Measurements of all four radiation terms have just been processed for June 2010 to July 2012 - the period over which a Kipp & Zonen CNR4 operated at the station. This is an exciting milestone, for working with such data from an extreme-environment AWS is not trivial; riming, snowfall, and intense solar radiation all influence measurements and necessitate adjustments. More importantly, radiation balance fluctuations considerably influence mass balance at the site, and processes of ice core development.
So for a quick overview, the lower plot below shows monthly mean values for 2010-11 (left bars, blue line) and for 2011-12 (right bars, dark blue line). Net solar is shown in orange, net longwave is red, and the lines are net all-wave radiation. Note a clear seasonality to both net shortwave and net longwave, and the relative accordance of monthly values for both years. At 14°S latitude, solar irradiance at the top of the atmosphere is most intense in February and least so in June, yet halfway through the atmosphere on the glacier, the seasonal pattern differs for both incoming and net solar. The seasonal cycle of net longwave radiation broadly mirrors that of net solar, with the greatest energy loss during months of high solar gain.

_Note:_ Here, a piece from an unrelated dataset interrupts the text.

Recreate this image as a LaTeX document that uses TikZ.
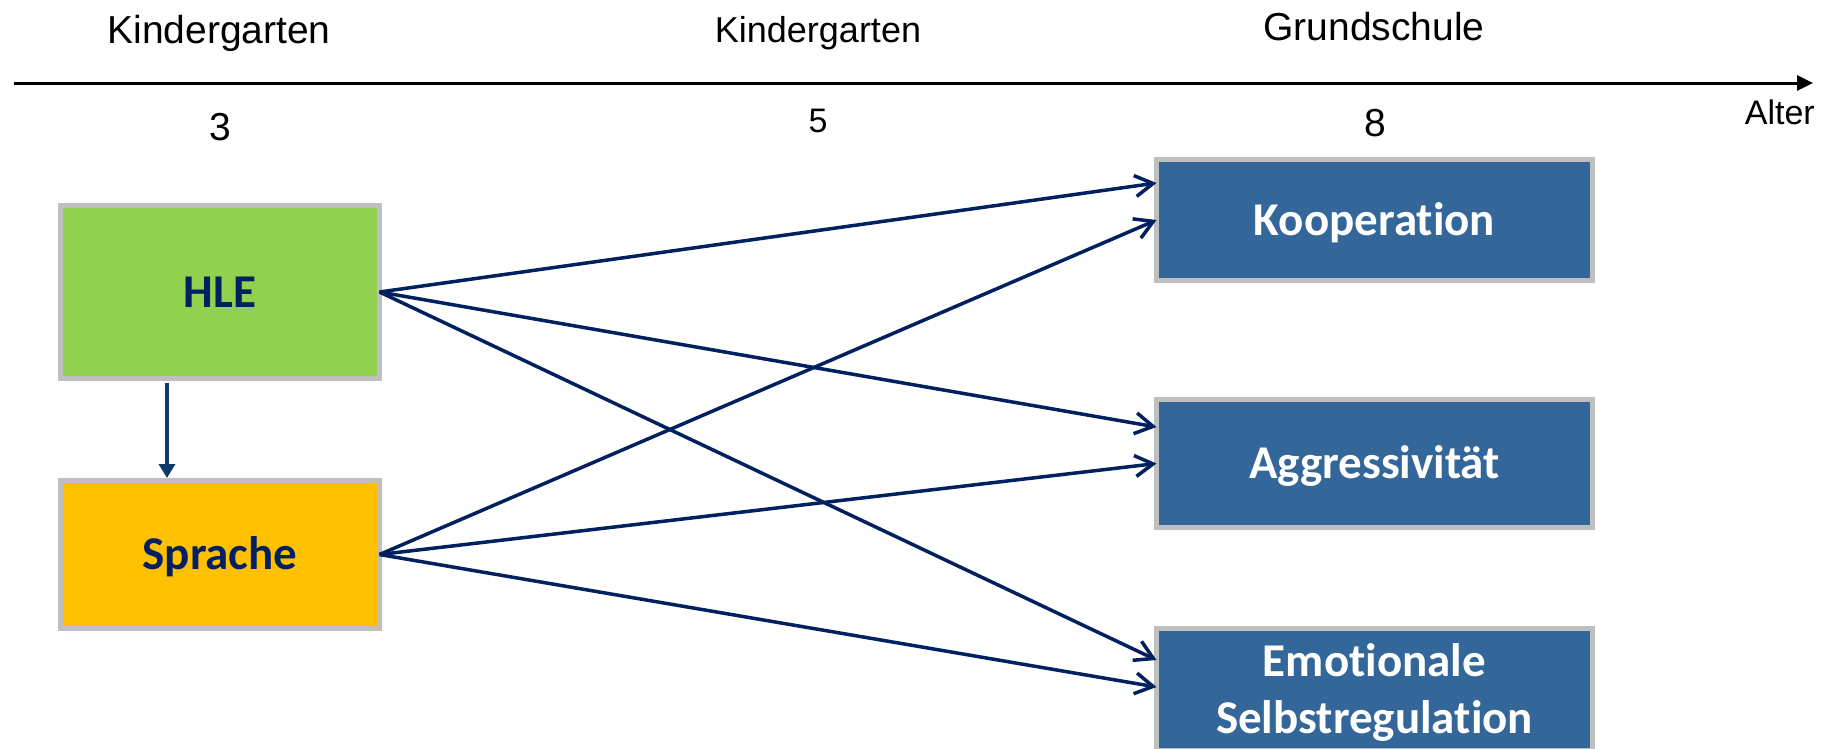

The upper plot is a timeseries of snow ablation and accumulation for the two years, June through May. Plotting the datum for each year relative to the annual minimum surface height at the station highlights differences in the timing of height changes.
The snow plot provides an valuable context to account for the observations above. The dry season on Quelccaya is typically May through August, when incoming solar radiation is relatively low, yet increasing dust concentration lowers albedo - and thus net solar receipt. Clear skies result in dramatically less longwave energy from the atmosphere than is lost from the snow surface. The transitional periods between seasons are very important to the energy balance, as shown by the contrast between a year when the dry season lingered (e.g., 2010 blue line) and the following year (dark blue line) in which a snowfall event buried the dry season surface by mid-September. With continuing clear sky and relatively darker snow in 2010, net solar irradiance averaged roughly 50 W/m^2 higher through September, easily offsetting the greater net longwave loss (due less cloud cover)! Without a substantial snowfall event until the end of November, and incoming solar radiation seasonally increasing rapidly each day, 2010 ablation (blue line) during these months was considerable relative to June-August, and the transient snowline likely reached a high elevation on the glacier. Unfortunately, suitable Landsat scenes for that year have not been identified after mid-September (Hanshaw and Bookhagen, The Cryosphere Discussions, 2013).
During both years shown, snow accumulation was greatest during February. Cloud cover and fresh snow likely account for low values of both net solar and net longwave radiation. Lastly, the snow plot illustrates that the 2011-12 wet season (dark blue line) ended earlier than the prior year (i.e., March), as also indicated by higher net solar and longwave radiation during March.
Also essential in understanding the Quelccaya energy balance are turbulent fluxes of sensible and latent heat. Along with estimating the radiation balance for the entire period of record at the site, efforts to determine these energy fluxes continue. The objective is quantifying the magnitude and timing of mass flux due to melting and meltwater percolation, which profoundly influences all aspects of the ice core record.